I have no idea how I came upon this cookbook as a young adult.  Was it a family member's that I liked and gifted to me?  My father's family are from a church very closely related to Mennonites, so that sounds plausible. 

Anyway, my dietary world was shaped by More with Less, Diet and Recipes for a Small Planet, Laurel's Kitchen, and Moosewood.  I know I can find just about everything on line and I've long since gotten rid of most books, but I'm thinking of rebuying these.

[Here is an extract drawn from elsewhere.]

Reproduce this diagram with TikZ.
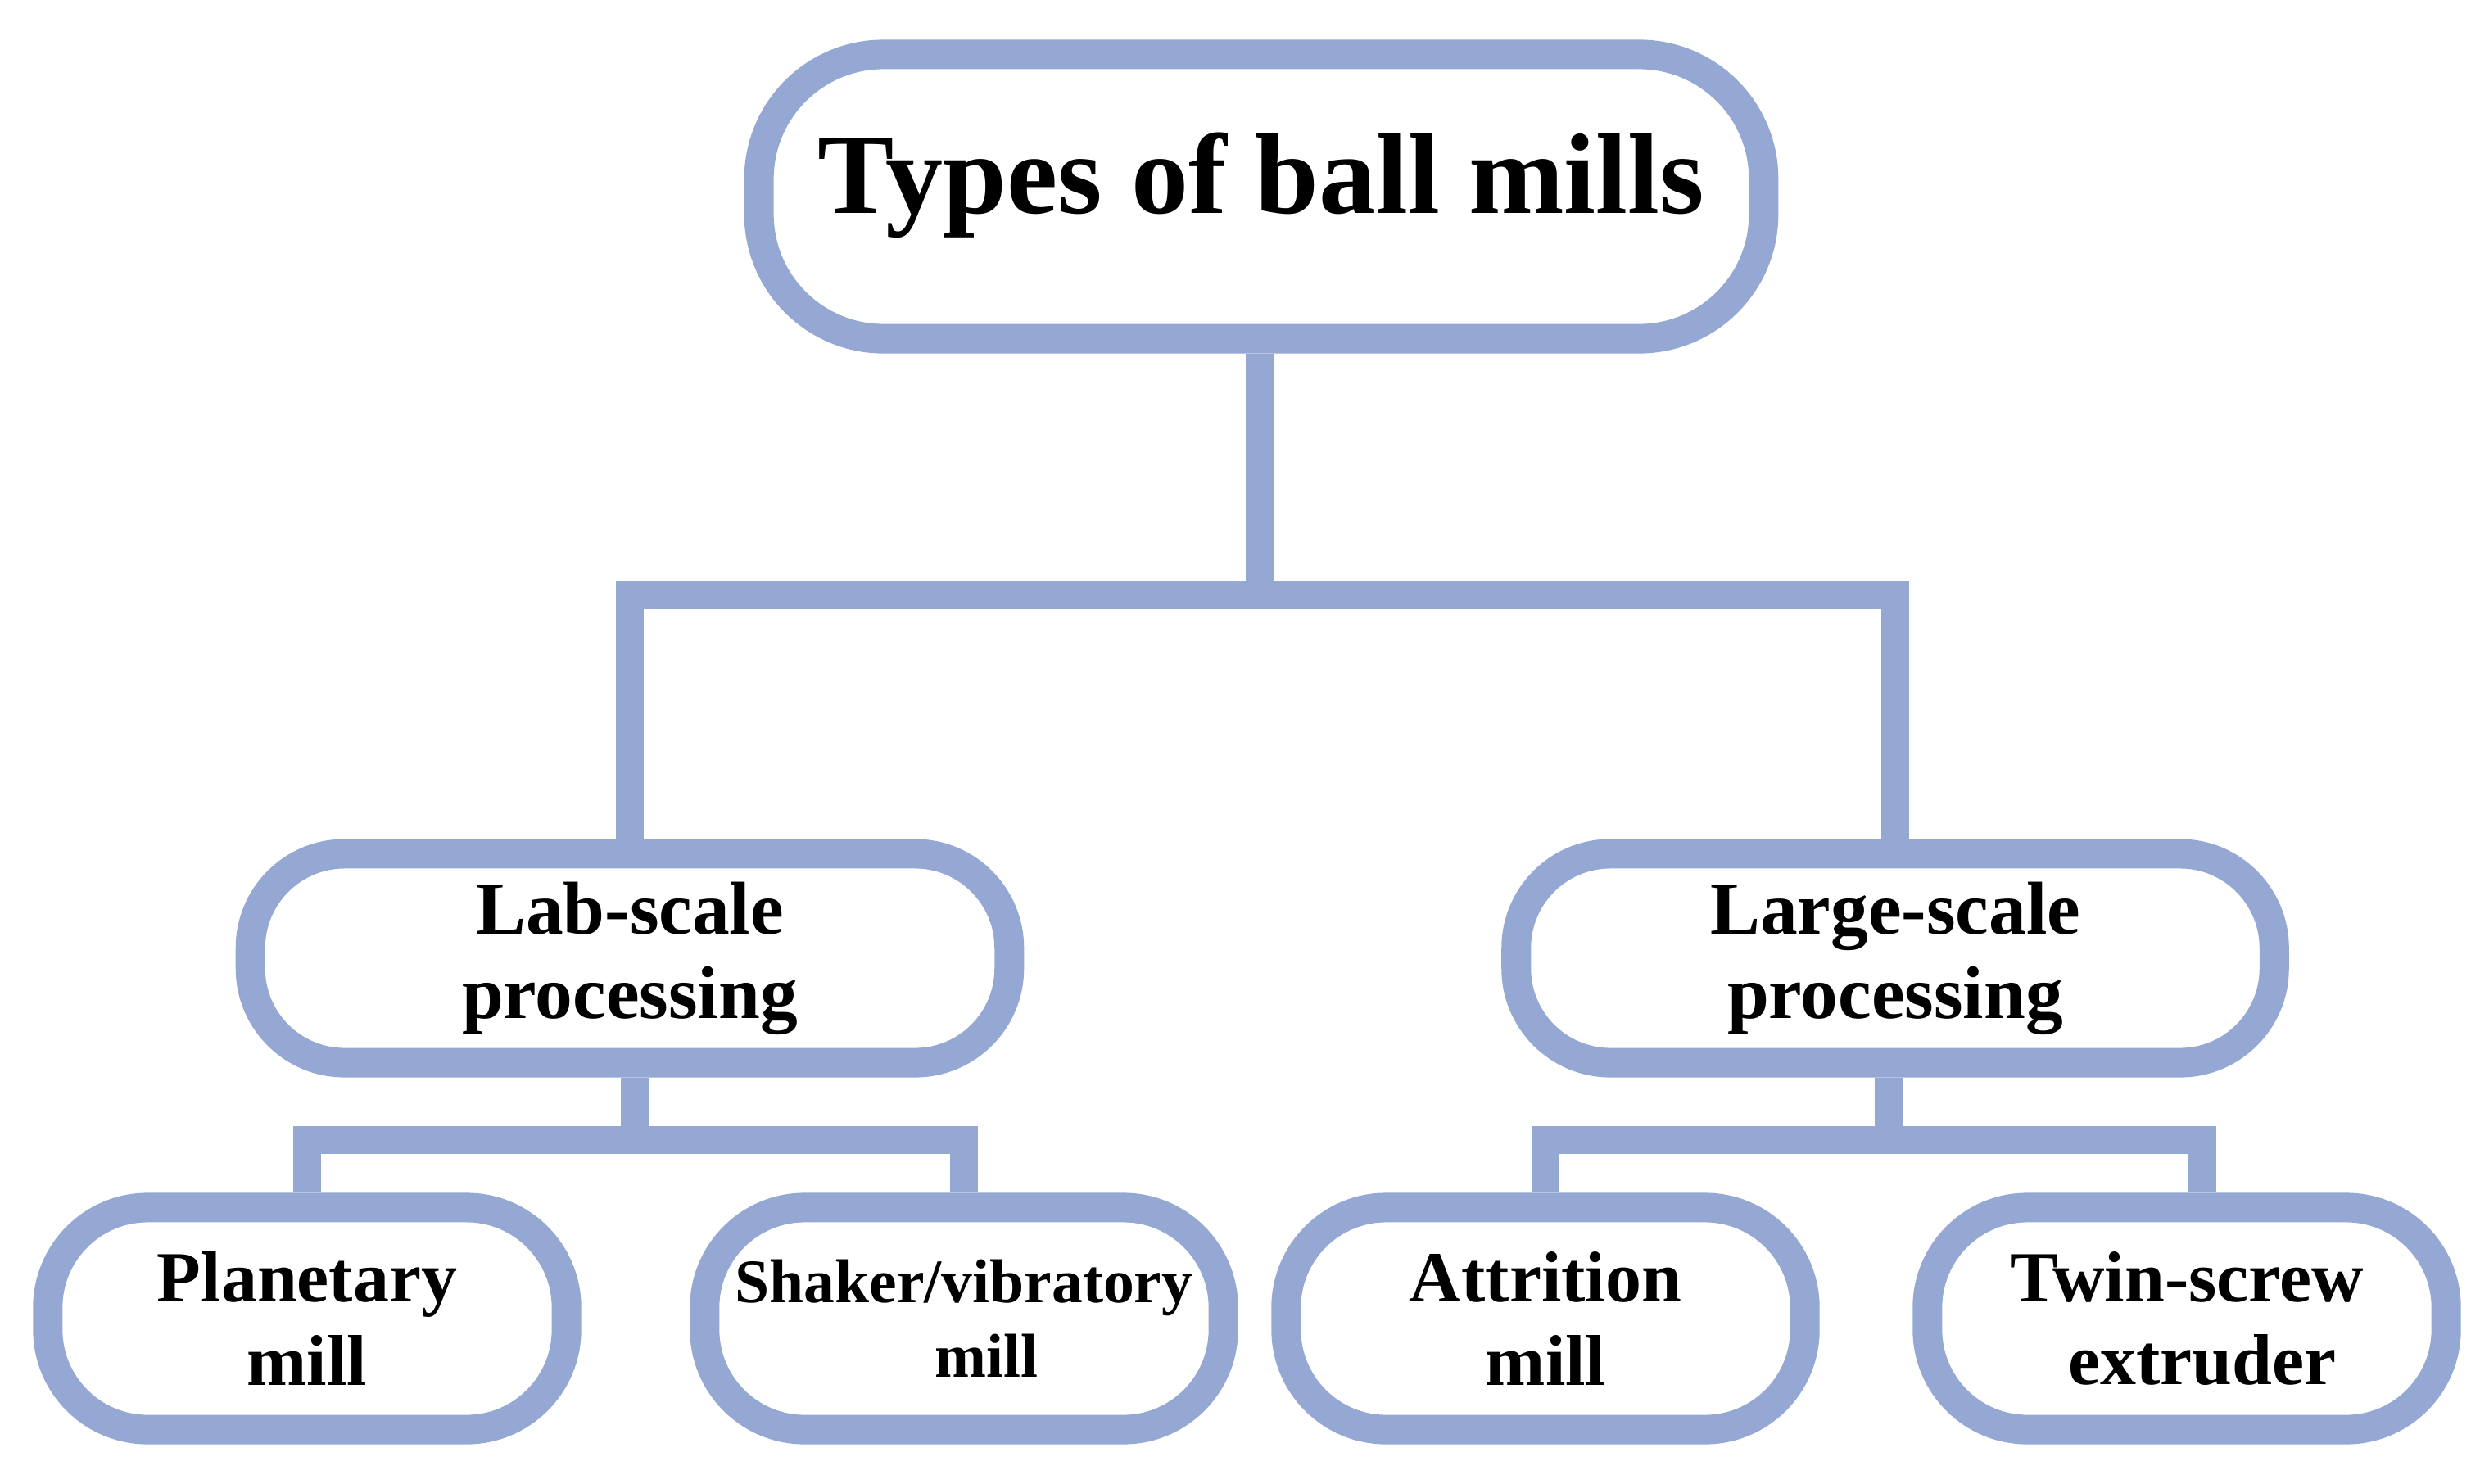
\documentclass[tikz,border=0pt]{standalone}
\usepackage{fontspec}
\setmainfont{Liberation Serif}
\definecolor{boxblue}{RGB}{148,168,211}
\begin{document}
\begin{tikzpicture}[x=0.01cm, y=-0.01cm,
  mbox/.style={draw=boxblue, line width=0.36cm, fill=white, rectangle, align=center, inner sep=0pt,
    font=\bfseries\fontsize{26pt}{29.3pt}\selectfont},
  lowbox/.style={mbox, minimum width=6.33cm, minimum height=2.71cm, rounded corners=1.22cm,
    font=\bfseries\fontsize{25pt}{29pt}\selectfont},
  midbox/.style={mbox, minimum width=9.26cm, minimum height=2.55cm, rounded corners=1.15cm},
  conn/.style={draw=boxblue, line width=0.34cm, line join=miter}]
\useasboundingbox[fill=white] (0,0) rectangle (3039,1811);

% nodes
\node[mbox, minimum width=12.26cm, minimum height=3.47cm, rounded corners=1.52cm,
  font=\bfseries\fontsize{39.8pt}{44pt}\selectfont, text height=0.70cm, text depth=0.30cm]
  (top) at (1540,240) {Types of ball mills};
\node[midbox] (lab) at (769,1170) {Lab-scale\\processing};
\node[midbox, minimum width=9.25cm] (large) at (2314,1170) {Large-scale\\processing};
\node[lowbox] (plan) at (375,1610) {Planetary\\mill};
\node[lowbox, font=\bfseries\fontsize{21.5pt}{26pt}\selectfont] (shak) at (1177,1610) {Shaker/vibratory\\\hspace*{0.54cm}mill};
\node[lowbox] (attr) at (1887,1610) {Attrition\\mill};
\node[lowbox] (twin) at (2670,1610) {Twin-screw\\\hspace*{0.38cm}extruder};

% connectors
\coordinate (b1) at (1538,727);
\draw[conn] (top.south -| b1) -- (b1);
\draw[conn] (lab.north) |- (b1) -| (large.north);

\coordinate (b2) at (775,1392);
\draw[conn] (lab.south -| b2) -- (b2);
\draw[conn] (plan.north) |- (b2) -| (shak.north);

\coordinate (b3) at (2306,1392);
\coordinate (t3) at (2689,1392);
\draw[conn] (large.south -| b3) -- (b3);
\draw[conn] (attr.north) |- (t3) -- (t3 |- twin.north);
\end{tikzpicture}
\end{document}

I bought a big head of cabbage at the farmer's market and for some reason I started to crave these bierrocks, which are handpies with yeast dough, ground beef, and cabbage.  They freeze up well and are very satisfying.  So, it's a long weekend project.



2 c. warm water 
2 pkg. dry yeast 
1/4 c. sugar 
1 1/2 t. salt 
1 egg 
1/4 c. oil or butter 
6-6 1/2 c. flour 

Meat mixture: 

1 1/2 lb. beef 
1/2 c. onion 

Remaining ingredients:

3 c. cabbage, finely cut 
1 1/2 t. salt 
1/2 t. pepper 
Dash Tabasco sauce 
Minced garlic, Worcestershire sauce, and smoke flavoring, optional 

Chill dough for several hours and prepare as for roll dough (or substitute frozen dough). 
Brown beef and onion in a skillet and add remaining ingredients. Cover skillet and continue 
cooking over low heat, stirring occasionally, until cabbage is tender. Do not add liquid. 
Cool slightly. Roll out dough into thin sheets. Cut in 5-inch squares. Place 2 T. meat 
mixture on each square, pinch edges together, and place pinched side down on greased 
cookie sheet. Let rise 15 minutes. Bake at 350 degrees for 20-30 minutes. 
This recipe 
is from the More-with-Less Cookbook (Doris Janzen Longacre, Herald Press, c 1976).

Monday, July 31, 2017

spaghetti carbonara

from NY Times 


  • Salt
  • 2 large eggs and 2 large yolks, room temperature
  • 1 ounce (about 1/3 packed cup) grated pecorino Romano, plus additional for serving
  • 1 ounce (about 1/3 packed cup) grated Parmesan
  • Coarsely ground black pepper
  • 1 tablespoon olive oil
  • 3 ½ ounces of slab guanciale, pancetta or bacon, sliced into pieces about 1/4 inch thick by 1/3 inch square
  • 12 ounces spaghetti (about 3/4 box


  1. Place a large pot of lightly salted water (no more than 1 tablespoon salt) over high heat, and bring to a boil. Fill a large bowl with hot water, and set aside.
  2. In a mixing bowl, whisk together the eggs, yolks and pecorino and Parmesan. Season with a pinch of salt and generous black pepper.
  3. Set the water to boil. Meanwhile, heat oil in a large skillet over medium heat, add the pork, and sauté until the fat just renders, on the edge of crispness but not hard. Remove from heat and set aside.
  4. Add pasta to the water and boil until a bit firmer than al dente. Just before pasta is ready, reheat guanciale in skillet, if needed. Reserve 1 cup of pasta water, then drain pasta and add to the skillet over low heat. Stir for a minute or so.
  5. Empty serving bowl of hot water. Dry it and add hot pasta mixture. Stir in cheese mixture, adding some reserved pasta water if needed for creaminess. Serve immediately, dressing it with a bit of additional grated pecorino and pepper.